- Directed by: Dmitry Astrakhan
- Written by: Dmitry Astrakhan; Oleg Danilov;
- Produced by: Aleksandr Vasilkov; Vladimir Khrapunov;
- Starring: Yuri Stoyanov; Ilya Oleynikov; Anna Legchilova; Semyon Furman; Viktor Sukhorukov; Vladimir Lelyotko; Viktor Lebedev; Dmitry Astrakhan;
- Cinematography: Andrei Chertov
- Release date: 2000;
- Countries: Russia Bulgaria Belarus
- Language: Russian

= Alchemists (film) =

Alchemists (Алхимики) is a 2000 comedy film directed by Dmitry Astrakhan. It stars Yuri Stoyanov.

== Plot ==
A famous alchemist leaves his home. Three of his servants decide to cash in on his reputation.
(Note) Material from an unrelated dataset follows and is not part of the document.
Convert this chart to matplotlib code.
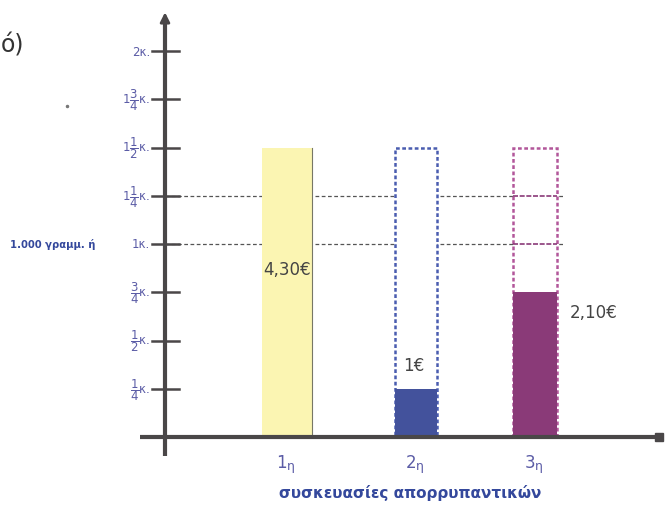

They pose as alchemists, open their own organization, and invite various people, promising to solve their problems for a fee. But it turns out it's not as easy as they thought...

== Cast ==
- Yuri Stoyanov as Satl
- Ilya Oleynikov as Feys
- Anna Legchilova as Dol
- Semyon Furman as Mammon
- Viktor Sukhorukov as Dregger
- Vladimir Lelyotko as Serli
- Viktor Lebedev as Lavuit
- Dmitry Astrakhan as

== Production ==
Filming took place in Moscow, Minsk, and Bulgaria.